Für weitere Problemstellungen ergeben sich teilweise zusätzliche Vorgaben. Sollen etwa Photovoltaikanlagen auf das Vorhandensein von „Hotspots“, also Stellen mit erhöhten Temperaturen, untersucht werden, ist ein Standpunkt notwendig, von dem aus die Anlage in möglichst steilem Winkel einsehbar ist und der keine zu große Entfernung zum Untersuchungsobjekt aufweist.
Aussagekraft
Die Kenntnis der flächigen Temperaturverteilung, z. B. an einer Fassade, ist eine große Hilfe für die Beurteilung des baulichen Zustands. Dabei spielt jedoch die richtige Anwendung des Messgerätes ein wesentliche Rolle. Während die Bedeutung des materialabhängigen Emissionsgrades auch bei ungeübten Benutzern bekannt ist, wird die Wirkung der reflektierten Temperatur, der Atmosphärentemperatur (Umgebungstemperatur) und die relative Feuchtigkeit häufig unterschätzt.
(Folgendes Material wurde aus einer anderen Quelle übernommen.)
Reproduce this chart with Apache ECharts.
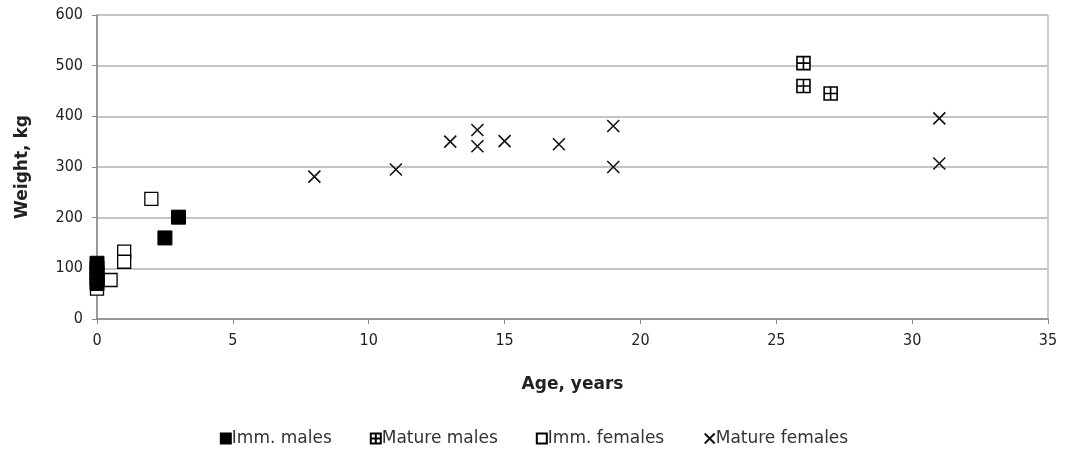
<!DOCTYPE html>
<html><head><meta charset="utf-8">
<script src="https://cdn.jsdelivr.net/npm/echarts@6/dist/echarts.min.js"></script>
<style>html,body{margin:0;padding:0;background:#fff}#c{width:1068px;height:450px}</style>
</head><body><div id="c"></div>
<script>
const immMalesAge = [0, 0, 0, 0, 0, 2.5, 3];
const immMalesWt = [110, 100, 90, 80, 70, 160, 201];
const matureMalesAge = [26, 26, 27];
const matureMalesWt = [505, 460, 445];
const immFemalesAge = [0, 0.5, 1, 1, 2];
const immFemalesWt = [60, 77, 133, 113, 237];
const matureFemalesAge = [8, 11, 13, 14, 14, 15, 17, 19, 19, 31, 31];
const matureFemalesWt = [281, 295, 350, 373, 341, 351, 345, 381, 300, 396, 307];
const xTicks = [0, 5, 10, 15, 20, 25, 30, 35];
const yTicks = [0, 100, 200, 300, 400, 500, 600];
const seriesNames = ['Imm. males', 'Mature males', 'Imm. females', 'Mature females'];

const zip = (a, b) => a.map((v, i) => [v, b[i]]);
const font = "'DejaVu Sans Condensed','DejaVu Sans',sans-serif";
const plusSq = 'path://M0,0H10V10H0Z M5,0V10 M0,5H10';
const cross = 'path://M0,0L10,10 M10,0L0,10';

const chart = echarts.init(document.getElementById('c'), null, {renderer: 'canvas'});
chart.setOption({
  animation: false,
  textStyle: {fontFamily: font},
  grid: {left: 97, right: 20, top: 15, bottom: 131, show: true, borderColor: '#999', borderWidth: 1},
  xAxis: {
    type: 'value', min: xTicks[0], max: xTicks[xTicks.length - 1], interval: 5,
    name: 'Age, years', nameLocation: 'middle', nameGap: 57,
    nameTextStyle: {fontWeight: 'bold', fontSize: 17, color: '#222', fontFamily: "'DejaVu Sans',sans-serif"},
    axisLine: {lineStyle: {color: '#888', width: 1.5}},
    axisTick: {show: true, length: 5, lineStyle: {color: '#888'}},
    axisLabel: {fontSize: 16, color: '#222', margin: 14},
    splitLine: {show: false}
  },
  yAxis: {
    type: 'value', min: yTicks[0], max: yTicks[yTicks.length - 1], interval: 100,
    name: 'Weight, kg', nameLocation: 'middle', nameGap: 66, nameRotate: 90,
    nameTextStyle: {fontWeight: 'bold', fontSize: 17, color: '#222', fontFamily: "'DejaVu Sans',sans-serif"},
    axisLine: {show: true, lineStyle: {color: '#888', width: 1.5}},
    axisTick: {show: true, length: 5, lineStyle: {color: '#888'}},
    axisLabel: {fontSize: 16, color: '#222', margin: 14},
    splitLine: {show: true, lineStyle: {color: '#c4c4c4', width: 2}}
  },
  legend: {
    bottom: -2, left: 'center', itemGap: 38, itemWidth: 10, itemHeight: 10,
    textStyle: {fontSize: 17, color: '#333', padding: [0, 0, 0, -4], fontFamily: "'DejaVu Sans',sans-serif"},
    data: [
      {name: seriesNames[0], icon: 'rect'},
      {name: seriesNames[1], icon: plusSq},
      {name: seriesNames[2], icon: 'rect'},
      {name: seriesNames[3], icon: cross}
    ]
  },
  series: [
    {name: seriesNames[0], type: 'scatter', data: zip(immMalesAge, immMalesWt), symbol: 'rect', symbolSize: 14,
     itemStyle: {color: '#000', borderColor: '#000', borderWidth: 1, opacity: 1}},
    {name: seriesNames[1], type: 'scatter', data: zip(matureMalesAge, matureMalesWt), symbol: plusSq, symbolSize: 13,
     itemStyle: {color: '#fff', borderColor: '#000', borderWidth: 1.6, opacity: 1}},
    {name: seriesNames[2], type: 'scatter', data: zip(immFemalesAge, immFemalesWt), symbol: 'rect', symbolSize: 13, z: 1,
     itemStyle: {color: '#fff', borderColor: '#000', borderWidth: 1.3, opacity: 1}},
    {name: seriesNames[3], type: 'scatter', data: zip(matureFemalesAge, matureFemalesWt), symbol: cross, symbolSize: 12,
     itemStyle: {color: 'none', borderColor: '#111', borderWidth: 1.6, opacity: 1}}
  ]
});
</script></body></html>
Sehr wichtig ist auch die Wahl der richtigen „Palette“, also der farblichen Darstellung der Temperaturverläufe und die dazugehörige Skala. Je nach verwendeter Palette und Temperaturbereich erscheint z. B. eine Außenfassade auf dem Bild als energetisch sehr schlecht oder gut gedämmt. Hier ist also die Unabhängigkeit und Integrität des Thermografen sehr wichtig. Ein öffentlich bestellter und vereidigter Sachverständiger garantiert Ihnen ein Höchstmaß an fachlicher Kompetenz und Unparteilichkeit.
Nutzen für den Gebäudeeigentümer
Sind die Messgeräteeinstellungen und die Umgebungsbedingungen bekannt, kann die Auswertung beginnen. Im Gegensatz zu anderen Fachbereichen ist im Bauwesen oft nicht die absolute Temperatur von Bedeutung, sondern plötzliche Änderungen am Temperaturverlauf. So lassen sich einerseits unbekannte Bauteilaufbauten erkennen oder bekannte Konstruktionen bewerten. Damit können Überraschungen bei Sanierungsmaßnahmen minimiert und notwendige Maßnahmen frühzeitig geplant werden.
Bei Schimmelschäden kann in Verbindung mit punktuellen Feuchte- und Temperaturmessungen eine Beurteilung der Bausubstanz erfolgen, ohne Öffnungen vornehmen zu müssen. Bei Wasserschäden ist es häufig möglich, den Verlauf oder gar den Ursprung der Leckage zu finden.
Obwohl die „bunten Bilder“ eine große Hilfe sein können, sieht ein Fachmann auch häufig ohne Wärmebildkamera, wo die Probleme versteckt liegen. Eine fachliche Beratung vor dem Einsatz der Thermografie ist deshalb immer zu empfehlen.